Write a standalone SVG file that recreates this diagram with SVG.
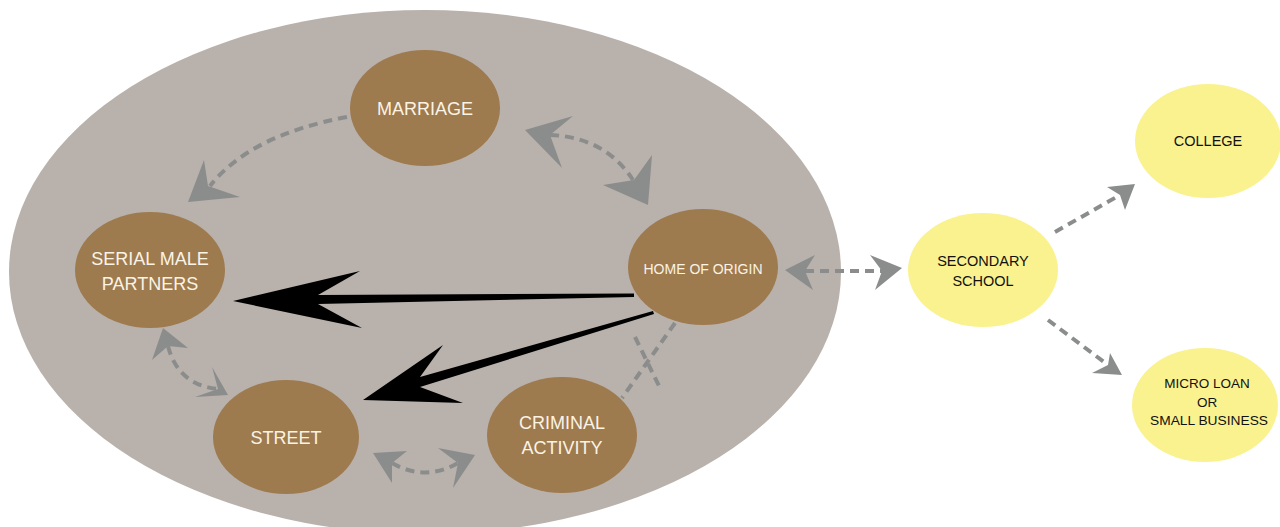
<svg xmlns="http://www.w3.org/2000/svg" width="1280" height="527" viewBox="0 0 1280 527">
<style>
.brown{fill:#9e7a4f}
.yellow{fill:#faf28f}
.lt{fill:#fbf3e4;font-family:"Liberation Sans",Arial,sans-serif;text-anchor:middle}
.dk{fill:#111111;font-family:"Liberation Sans",Arial,sans-serif;text-anchor:middle;font-size:14.5px}
.sm{font-size:13.5px}
.dash{fill:none;stroke:#8b8d8d;stroke-width:4;stroke-dasharray:9 6}
.head{fill:#8b8d8d}
.black{fill:#000}
</style>
<rect width="1280" height="527" fill="#ffffff"/>
<ellipse id="context" cx="425" cy="272" rx="416" ry="262" fill="#b9b1ab"/>
<g id="connectors">
  <path class="dash" d="M347,117 Q250,135 210,186"/>
  <polygon class="head" points="188,202 204,160 208,186 240,197"/>
  <path class="dash" d="M550,135 Q605,137 633,180"/>
  <polygon class="head" points="525,130 573,116 550,135 562,168"/>
  <polygon class="head" points="648,205 652,155 634,180 603,185"/>
  <path class="dash" d="M168,346 Q178,385 218,389"/>
  <polygon class="head" points="163,328 188,348 168,346 152,360"/>
  <polygon class="head" points="228,395 212,367 218,389 195,397"/>
  <path class="dash" d="M392,463 Q425,482 458,463"/>
  <polygon class="head" points="373,453 407,451 392,463 392,483"/>
  <polygon class="head" points="475,455 438,448 458,463 453,488"/>
  <path class="dash" d="M675,323 L622,398"/>
  <path class="dash" d="M635,337 L660,388"/>
  <path class="dash" d="M805,271 L882,271"/>
  <polygon class="head" points="785,270 815,255 805,271 813,290"/>
  <polygon class="head" points="902,268 870,255 882,271 875,290"/>
  <path class="dash" d="M1055,232 L1120,195"/>
  <polygon class="head" points="1135,184 1107,187 1120,195 1125,210"/>
  <path class="dash" d="M1048,320 L1108,365"/>
  <polygon class="head" points="1122,375 1110,353 1108,365 1092,373"/>
  <path class="black" d="M634,293.5 L318,295 L360,271 L233,301 L362,328 L318,304 L634,297 Z"/>
  <path class="black" d="M653,311 L420,377 L443,345 L363,400 L463,403 L420,387 L654,314 Z"/>
</g>
<g id="marriage">
  <ellipse class="brown" cx="425" cy="108" rx="75" ry="58"/>
  <text class="lt" x="425" y="115" font-size="18">MARRIAGE</text>
</g>
<g id="serial">
  <ellipse class="brown" cx="150" cy="270" rx="75" ry="58"/>
  <text class="lt" x="150" y="265" font-size="18">SERIAL MALE</text>
  <text class="lt" x="150" y="290" font-size="18">PARTNERS</text>
</g>
<g id="home">
  <ellipse class="brown" cx="703" cy="267" rx="75" ry="58"/>
  <text class="lt" x="703" y="274" font-size="14">HOME OF ORIGIN</text>
</g>
<g id="street">
  <ellipse class="brown" cx="286" cy="437" rx="73" ry="57"/>
  <text class="lt" x="286" y="444" font-size="18">STREET</text>
</g>
<g id="criminal">
  <ellipse class="brown" cx="562" cy="435" rx="75" ry="58"/>
  <text class="lt" x="562" y="429" font-size="18">CRIMINAL</text>
  <text class="lt" x="562" y="454" font-size="18">ACTIVITY</text>
</g>
<g id="secondary">
  <ellipse class="yellow" cx="983" cy="270" rx="75" ry="57"/>
  <text class="dk" x="983" y="266">SECONDARY</text>
  <text class="dk" x="983" y="286">SCHOOL</text>
</g>
<g id="college">
  <ellipse class="yellow" cx="1208" cy="141" rx="73" ry="57"/>
  <text class="dk" x="1208" y="146">COLLEGE</text>
</g>
<g id="micro">
  <ellipse class="yellow" cx="1205" cy="405" rx="73" ry="57"/>
  <text class="dk sm" x="1207" y="388">MICRO LOAN</text>
  <text class="dk sm" x="1207" y="407">OR</text>
  <text class="dk sm" x="1209" y="425" textLength="118" lengthAdjust="spacingAndGlyphs">SMALL BUSINESS</text>
</g>
</svg>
--*--
## Written request
Restate the data above exactly, stripping out each image.

## Task response
Write a standalone SVG file that recreates this diagram with SVG.
<svg xmlns="http://www.w3.org/2000/svg" width="1280" height="527" viewBox="0 0 1280 527">
<style>
.brown{fill:#9e7a4f}
.yellow{fill:#faf28f}
.lt{fill:#fbf3e4;font-family:"Liberation Sans",Arial,sans-serif;text-anchor:middle}
.dk{fill:#111111;font-family:"Liberation Sans",Arial,sans-serif;text-anchor:middle;font-size:14.5px}
.sm{font-size:13.5px}
.dash{fill:none;stroke:#8b8d8d;stroke-width:4;stroke-dasharray:9 6}
.head{fill:#8b8d8d}
.black{fill:#000}
</style>
<rect width="1280" height="527" fill="#ffffff"/>
<ellipse id="context" cx="425" cy="272" rx="416" ry="262" fill="#b9b1ab"/>
<g id="connectors">
  <path class="dash" d="M347,117 Q250,135 210,186"/>
  <polygon class="head" points="188,202 204,160 208,186 240,197"/>
  <path class="dash" d="M550,135 Q605,137 633,180"/>
  <polygon class="head" points="525,130 573,116 550,135 562,168"/>
  <polygon class="head" points="648,205 652,155 634,180 603,185"/>
  <path class="dash" d="M168,346 Q178,385 218,389"/>
  <polygon class="head" points="163,328 188,348 168,346 152,360"/>
  <polygon class="head" points="228,395 212,367 218,389 195,397"/>
  <path class="dash" d="M392,463 Q425,482 458,463"/>
  <polygon class="head" points="373,453 407,451 392,463 392,483"/>
  <polygon class="head" points="475,455 438,448 458,463 453,488"/>
  <path class="dash" d="M675,323 L622,398"/>
  <path class="dash" d="M635,337 L660,388"/>
  <path class="dash" d="M805,271 L882,271"/>
  <polygon class="head" points="785,270 815,255 805,271 813,290"/>
  <polygon class="head" points="902,268 870,255 882,271 875,290"/>
  <path class="dash" d="M1055,232 L1120,195"/>
  <polygon class="head" points="1135,184 1107,187 1120,195 1125,210"/>
  <path class="dash" d="M1048,320 L1108,365"/>
  <polygon class="head" points="1122,375 1110,353 1108,365 1092,373"/>
  <path class="black" d="M634,293.5 L318,295 L360,271 L233,301 L362,328 L318,304 L634,297 Z"/>
  <path class="black" d="M653,311 L420,377 L443,345 L363,400 L463,403 L420,387 L654,314 Z"/>
</g>
<g id="marriage">
  <ellipse class="brown" cx="425" cy="108" rx="75" ry="58"/>
  <text class="lt" x="425" y="115" font-size="18">MARRIAGE</text>
</g>
<g id="serial">
  <ellipse class="brown" cx="150" cy="270" rx="75" ry="58"/>
  <text class="lt" x="150" y="265" font-size="18">SERIAL MALE</text>
  <text class="lt" x="150" y="290" font-size="18">PARTNERS</text>
</g>
<g id="home">
  <ellipse class="brown" cx="703" cy="267" rx="75" ry="58"/>
  <text class="lt" x="703" y="274" font-size="14">HOME OF ORIGIN</text>
</g>
<g id="street">
  <ellipse class="brown" cx="286" cy="437" rx="73" ry="57"/>
  <text class="lt" x="286" y="444" font-size="18">STREET</text>
</g>
<g id="criminal">
  <ellipse class="brown" cx="562" cy="435" rx="75" ry="58"/>
  <text class="lt" x="562" y="429" font-size="18">CRIMINAL</text>
  <text class="lt" x="562" y="454" font-size="18">ACTIVITY</text>
</g>
<g id="secondary">
  <ellipse class="yellow" cx="983" cy="270" rx="75" ry="57"/>
  <text class="dk" x="983" y="266">SECONDARY</text>
  <text class="dk" x="983" y="286">SCHOOL</text>
</g>
<g id="college">
  <ellipse class="yellow" cx="1208" cy="141" rx="73" ry="57"/>
  <text class="dk" x="1208" y="146">COLLEGE</text>
</g>
<g id="micro">
  <ellipse class="yellow" cx="1205" cy="405" rx="73" ry="57"/>
  <text class="dk sm" x="1207" y="388">MICRO LOAN</text>
  <text class="dk sm" x="1207" y="407">OR</text>
  <text class="dk sm" x="1209" y="425" textLength="118" lengthAdjust="spacingAndGlyphs">SMALL BUSINESS</text>
</g>
</svg>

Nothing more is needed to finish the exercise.